Problem>
Copy out every line exactly, passing over the pictures.

Collected data>
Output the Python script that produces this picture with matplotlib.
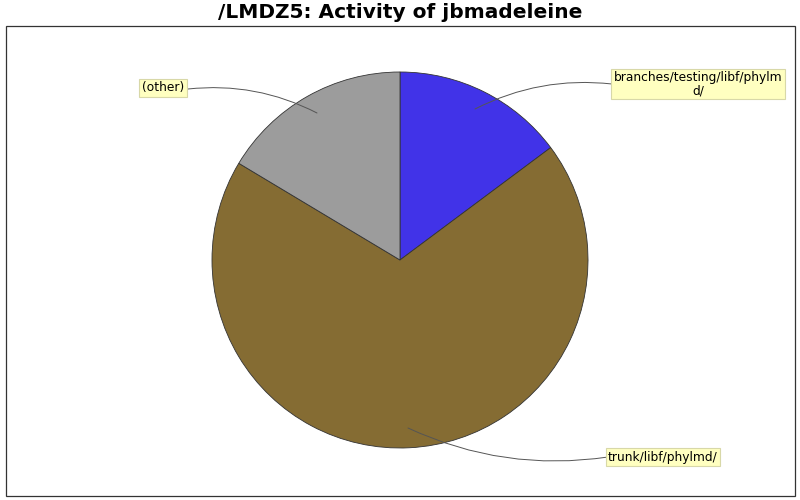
import matplotlib
matplotlib.use("Agg")
import matplotlib.pyplot as plt
from matplotlib.patches import Rectangle

labels = ["branches/testing/libf/phylm\nd/", "trunk/libf/phylmd/", "(other)"]
values = [14.8, 68.8, 16.4]
colors = ["#4133e8", "#856c33", "#9c9c9c"]

fig = plt.figure(figsize=(8, 5), dpi=100)
ax = fig.add_axes([0, 0, 1, 1])
ax.set_xlim(0, 800)
ax.set_ylim(0, 500)
ax.axis("off")

# frame
ax.add_patch(Rectangle((5.5, 4.5), 789, 470, fill=False, edgecolor="#333333", lw=0.9))

cx, cy, r = 400, 240, 188
wedges, _ = ax.pie(values, colors=colors, startangle=90, counterclock=False,
                   center=(cx, cy), radius=r,
                   wedgeprops=dict(edgecolor="#333333", linewidth=0.6))
ax.set_xlim(0, 800)
ax.set_ylim(0, 500)
ax.set_aspect("equal")

bbox = dict(boxstyle="square,pad=0.2", facecolor="#ffffc0", edgecolor="#d8d8a8", lw=0.8)
ann = [
    ((698, 416), (475, 391), 0.15, (612, 416)),
    ((663, 43), (408, 72), -0.15, (608, 43)),
    ((163, 412), (317, 387), -0.15, (188, 411)),
]
for (pos, pt, rad, start), lab in zip(ann, labels):
    ax.text(pos[0], pos[1], lab, ha="center", va="center", fontsize=8.8,
            bbox=bbox, linespacing=1.0, zorder=5)
    ax.annotate("", xy=pt, xytext=start,
                arrowprops=dict(arrowstyle="-", color="#555555", lw=0.7,
                                connectionstyle=f"arc3,rad={rad}",
                                shrinkA=0, shrinkB=0), zorder=4)

fig.text(0.5, 1 - 13 / 500, "/LMDZ5: Activity of jbmadeleine", ha="center", va="center",
         fontsize=14.5, fontweight="bold")

fig.savefig("out.png", dpi=100)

Task response>
Output the Python script that produces this picture with matplotlib.
import matplotlib
matplotlib.use("Agg")
import matplotlib.pyplot as plt
from matplotlib.patches import Rectangle

labels = ["branches/testing/libf/phylm\nd/", "trunk/libf/phylmd/", "(other)"]
values = [14.8, 68.8, 16.4]
colors = ["#4133e8", "#856c33", "#9c9c9c"]

fig = plt.figure(figsize=(8, 5), dpi=100)
ax = fig.add_axes([0, 0, 1, 1])
ax.set_xlim(0, 800)
ax.set_ylim(0, 500)
ax.axis("off")

# frame
ax.add_patch(Rectangle((5.5, 4.5), 789, 470, fill=False, edgecolor="#333333", lw=0.9))

cx, cy, r = 400, 240, 188
wedges, _ = ax.pie(values, colors=colors, startangle=90, counterclock=False,
                   center=(cx, cy), radius=r,
                   wedgeprops=dict(edgecolor="#333333", linewidth=0.6))
ax.set_xlim(0, 800)
ax.set_ylim(0, 500)
ax.set_aspect("equal")

bbox = dict(boxstyle="square,pad=0.2", facecolor="#ffffc0", edgecolor="#d8d8a8", lw=0.8)
ann = [
    ((698, 416), (475, 391), 0.15, (612, 416)),
    ((663, 43), (408, 72), -0.15, (608, 43)),
    ((163, 412), (317, 387), -0.15, (188, 411)),
]
for (pos, pt, rad, start), lab in zip(ann, labels):
    ax.text(pos[0], pos[1], lab, ha="center", va="center", fontsize=8.8,
            bbox=bbox, linespacing=1.0, zorder=5)
    ax.annotate("", xy=pt, xytext=start,
                arrowprops=dict(arrowstyle="-", color="#555555", lw=0.7,
                                connectionstyle=f"arc3,rad={rad}",
                                shrinkA=0, shrinkB=0), zorder=4)

fig.text(0.5, 1 - 13 / 500, "/LMDZ5: Activity of jbmadeleine", ha="center", va="center",
         fontsize=14.5, fontweight="bold")

fig.savefig("out.png", dpi=100)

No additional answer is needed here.